Investment Philosophy

Identifying value before the market.

Since the firm’s inception in 1995, we have selectively introduced new products to areas where there are opportunities to exploit not only our strengths, but also market inefficiencies. These niches exhibit pricing inefficiency due to a combination of factors such as a lack of sell-side analyst coverage and investor complacency that distort prices. In turn, the distortion creates opportunities to make active management count for investors through the use of specialist portfolio managers. Our portfolio managers have significant personal capital invested in the products they manage and in Hesperian Capital Management Ltd.

Our independent in-house research team utilizes a disciplined blend of fundamental and quantitative research to build portfolios with superior attributes focused on attractive valuations, high returns on equity, high cash flow to debt, and strong earnings momentum.

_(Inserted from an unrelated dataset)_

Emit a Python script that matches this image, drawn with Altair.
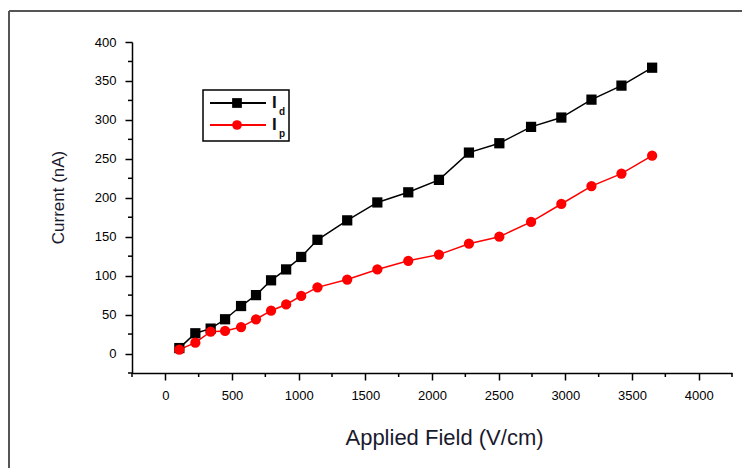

This proven and repeatable investment methodology allows us to identify value before the market.

Our guiding principles

1. Inefficient markets offer an opportunity for specialists. "The knowledge advantage is real given that inefficient markets rarely exhibit the consistent level of rational sentiment and the sufficient business understanding necessary to accurately price securities."

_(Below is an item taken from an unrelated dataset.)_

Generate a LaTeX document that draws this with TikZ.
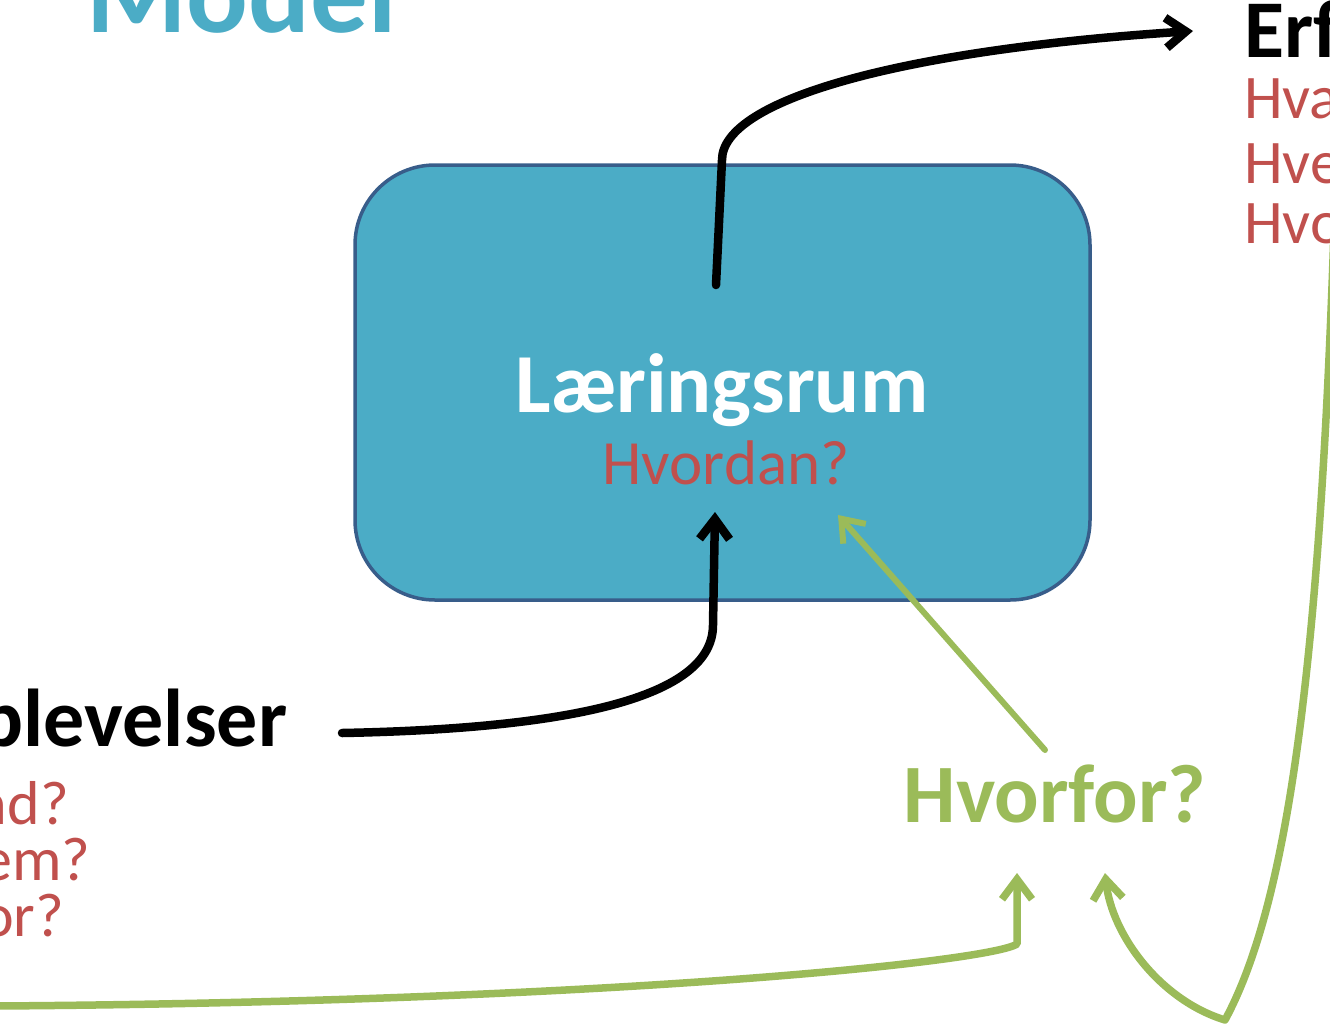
\documentclass[tikz,border=0pt]{standalone}
\usepackage{fontspec}
\setmainfont{Carlito}
\usetikzlibrary{arrows.meta}
\definecolor{rumblue}{HTML}{4BACC6}
\definecolor{rumline}{HTML}{385D8A}
\definecolor{qred}{HTML}{C0504D}
\definecolor{qgreen}{HTML}{9BBB59}
\begin{document}
\begin{tikzpicture}[x=1pt, y=-1pt,
  txt/.style = {inner sep=0pt, anchor=base west},
  head/.style = {txt, font=\bfseries\fontsize{82}{82}\selectfont},
  quest/.style = {txt, text=qred, font=\fontsize{62}{62}\selectfont},
  rum/.style = {draw=rumline, fill=rumblue, line width=3.5pt, rounded corners=80pt, minimum width=735pt, minimum height=435pt},
  conn/.style = {line width=8.5pt, line cap=round, line join=round, -{Straight Barb[length=20pt, width=30pt]}},
  blk/.style = {conn, black},
  grn/.style = {conn, qgreen, line width=7.5pt}]
\useasboundingbox (0,0) rectangle (1330,1026);
\clip (0,0) rectangle (1330,1026);
% title
\node[txt, text=rumblue, font=\bfseries\fontsize{115}{115}\selectfont] (model) at (86,32) {Model};
% box in the middle
\node[rum] (rum) at (722.5,382.5) {};
\node[txt, anchor=base, text=white, font=\bfseries\fontsize{84}{84}\selectfont] (rumtitel) at (722,412) {Læringsrum};
\node[txt, anchor=base, text=qred, font=\fontsize{63}{63}\selectfont] (rumq) at (726,484) {Hvordan?};
% left side
\node[head] (oplev) at (-76,746) {Oplevelser};
\node[quest] (opq1) at (-88,824) {Hvad?};
\node[quest] (opq2) at (-85,880) {Hvem?};
\node[quest] (opq3) at (-85,936) {Hvor?};
% right side
\node[head] (erf) at (1244,57) {Erfaringer};
\node[quest] (erfq1) at (1244,118) {Hvad?};
\node[quest] (erfq2) at (1244,183) {Hvem?};
\node[quest] (erfq3) at (1244,243) {Hvor?};
% why
\node[txt, anchor=base, text=qgreen, font=\bfseries\fontsize{83}{83}\selectfont] (hvorfor) at (1055,822) {Hvorfor?};
% ends of the connectors
\coordinate (opout) at (342,733);
\coordinate (rumin) at (715,512);
\coordinate (rumout) at (716,285);
\coordinate (erfin) at (1193,31);
\coordinate (hvout) at (1045,750);
\coordinate (rumin2) at (838,515);
\coordinate (leftin) at (-5,1006);
\coordinate (hvin1) at (1017,873);
\coordinate (rightin) at (1334,230);
\coordinate (hvin2) at (1105,873);
\draw[blk] (opout) .. controls (600,728) and (713,690) .. (713,625) -- (rumin);
\draw[blk] (rumout) -- (722,160) .. controls (722,100) and (900,50) .. (erfin);
\draw[grn, line width=6pt] (hvout) -- (rumin2);
\draw[grn] (leftin) .. controls (600,1002) and (990,962) .. (1017,944) -- (hvin1);
\draw[grn] (rightin) .. controls (1320,650) and (1290,900) .. (1225,1020) .. controls (1160,1000) and (1112,935) .. (hvin2);
\end{tikzpicture}
\end{document}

2. Manage risk by not overpaying for growth. “The quantitative overlay to our fundamental analysis moderates the emotional aspect of investing by ensuring that securities exhibit the attributes that have been proven to result in success. The overlay also places current metrics in the context of historical norms for the market, the sector, and the security itself.”

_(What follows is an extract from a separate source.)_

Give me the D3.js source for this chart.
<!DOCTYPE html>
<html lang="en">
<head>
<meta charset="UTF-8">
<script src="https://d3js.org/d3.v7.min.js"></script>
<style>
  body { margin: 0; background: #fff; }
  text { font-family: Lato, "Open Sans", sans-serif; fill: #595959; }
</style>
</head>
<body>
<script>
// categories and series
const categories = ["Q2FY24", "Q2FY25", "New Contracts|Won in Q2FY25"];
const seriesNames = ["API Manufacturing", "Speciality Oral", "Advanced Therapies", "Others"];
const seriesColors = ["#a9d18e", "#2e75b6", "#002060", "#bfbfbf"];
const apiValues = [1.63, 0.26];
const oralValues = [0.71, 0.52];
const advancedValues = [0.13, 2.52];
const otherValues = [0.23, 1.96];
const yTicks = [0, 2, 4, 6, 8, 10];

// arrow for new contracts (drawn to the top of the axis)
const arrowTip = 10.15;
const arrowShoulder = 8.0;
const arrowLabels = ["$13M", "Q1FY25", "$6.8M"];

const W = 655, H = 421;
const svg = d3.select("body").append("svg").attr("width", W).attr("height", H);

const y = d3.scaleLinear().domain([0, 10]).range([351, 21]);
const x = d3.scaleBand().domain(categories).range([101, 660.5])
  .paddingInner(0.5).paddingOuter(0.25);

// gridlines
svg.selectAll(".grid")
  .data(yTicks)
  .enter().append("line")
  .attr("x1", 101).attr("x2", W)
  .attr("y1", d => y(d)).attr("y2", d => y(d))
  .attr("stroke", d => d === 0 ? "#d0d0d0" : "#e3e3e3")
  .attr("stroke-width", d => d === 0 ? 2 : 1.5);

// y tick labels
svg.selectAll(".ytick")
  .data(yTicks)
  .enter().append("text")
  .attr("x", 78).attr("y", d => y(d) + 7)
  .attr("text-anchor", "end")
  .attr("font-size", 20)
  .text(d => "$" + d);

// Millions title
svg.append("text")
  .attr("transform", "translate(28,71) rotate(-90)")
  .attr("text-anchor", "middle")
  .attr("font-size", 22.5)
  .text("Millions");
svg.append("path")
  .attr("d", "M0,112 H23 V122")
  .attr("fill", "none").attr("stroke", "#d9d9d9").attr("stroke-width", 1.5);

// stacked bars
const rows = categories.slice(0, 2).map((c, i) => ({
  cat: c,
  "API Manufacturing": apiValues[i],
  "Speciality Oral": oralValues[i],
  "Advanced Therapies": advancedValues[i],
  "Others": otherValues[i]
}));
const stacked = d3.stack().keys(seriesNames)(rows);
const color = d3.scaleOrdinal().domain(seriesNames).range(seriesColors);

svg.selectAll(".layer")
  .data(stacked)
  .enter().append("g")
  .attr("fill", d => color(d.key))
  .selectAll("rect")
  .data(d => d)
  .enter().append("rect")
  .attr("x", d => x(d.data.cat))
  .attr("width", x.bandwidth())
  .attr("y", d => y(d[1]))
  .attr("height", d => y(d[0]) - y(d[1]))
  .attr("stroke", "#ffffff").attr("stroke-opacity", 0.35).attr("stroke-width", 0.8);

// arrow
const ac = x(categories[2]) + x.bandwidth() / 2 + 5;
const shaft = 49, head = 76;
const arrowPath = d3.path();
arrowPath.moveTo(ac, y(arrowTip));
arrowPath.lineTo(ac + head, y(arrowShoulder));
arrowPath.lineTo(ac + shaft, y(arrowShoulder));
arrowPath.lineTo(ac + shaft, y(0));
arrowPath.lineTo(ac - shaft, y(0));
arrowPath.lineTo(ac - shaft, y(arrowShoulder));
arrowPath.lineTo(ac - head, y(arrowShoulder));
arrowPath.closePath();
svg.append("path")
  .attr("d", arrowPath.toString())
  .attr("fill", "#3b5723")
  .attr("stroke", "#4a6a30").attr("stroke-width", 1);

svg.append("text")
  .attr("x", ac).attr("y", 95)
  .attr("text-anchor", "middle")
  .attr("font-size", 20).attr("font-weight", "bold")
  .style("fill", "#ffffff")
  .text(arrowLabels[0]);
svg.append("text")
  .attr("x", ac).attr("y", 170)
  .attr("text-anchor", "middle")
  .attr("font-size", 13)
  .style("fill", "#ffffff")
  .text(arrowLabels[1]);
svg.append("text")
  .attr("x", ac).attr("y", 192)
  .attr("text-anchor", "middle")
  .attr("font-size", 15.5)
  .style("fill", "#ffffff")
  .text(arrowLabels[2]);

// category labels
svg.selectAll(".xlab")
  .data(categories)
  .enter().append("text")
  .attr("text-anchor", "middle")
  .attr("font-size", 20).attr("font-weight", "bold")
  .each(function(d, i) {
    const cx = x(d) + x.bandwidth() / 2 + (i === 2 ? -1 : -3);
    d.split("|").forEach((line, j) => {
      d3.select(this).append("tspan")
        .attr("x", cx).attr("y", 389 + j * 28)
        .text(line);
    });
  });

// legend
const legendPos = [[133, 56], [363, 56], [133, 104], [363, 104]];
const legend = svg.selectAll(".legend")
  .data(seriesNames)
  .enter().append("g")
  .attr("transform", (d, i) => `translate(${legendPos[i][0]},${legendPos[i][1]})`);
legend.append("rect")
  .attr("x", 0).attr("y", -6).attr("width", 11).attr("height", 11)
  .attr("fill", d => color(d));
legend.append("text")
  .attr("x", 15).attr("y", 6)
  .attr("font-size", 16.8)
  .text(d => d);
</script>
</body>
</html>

3. Apply a proven and repeatable methodology rather than try to predict the future. “The key is not to be right about whether a number will increase or decrease over a given time period, but to profit from market psychology and the fact that the consensus forecast is often already built into security prices.”

4. Too many holdings dilutes performance. “To deliver meaningful long-term performance that differs from the index, our funds generally hold 30 to 40 securities with the ten largest positions composing 40% to 50% of the portfolio.”

5. Strive for disciplined long-term consistency. “To find a parallel in baseball terms, we value hitting more than our fair share of singles and doubles each and every season rather than an unpredictable pattern of home runs and strike outs.”

6. Size each fund to fit its market niche. “It is easier to earn a great long-term return on ten million dollars than it is on ten billion as a smaller fund is more nimble and more likely to bring efficiency to the inefficient.” 

7. The most important return for investors is after tax. “To maximize the after tax return for investors, many of our funds live inside a corporate class structure and we only trade when there is clear value in doing so.”

8. The quality of a company is only half the investment equation. “Although we intrinsically prefer great companies to good ones, we would rather invest in a good company at a great price than a great company at a price beyond its value. No company is a great investment at any price.”

9. Maintain a long-term view on short-term gyrations. “We view short-term volatility as a contrarian opportunity to take advantage of irrational markets by selectively adding to our favourite names.”

10. Devote the resources to specialize in inefficient markets. “Our deep, independent in-house research team and support functions are structured to allow us to know a lot about a few niches, rather than a little about everything.”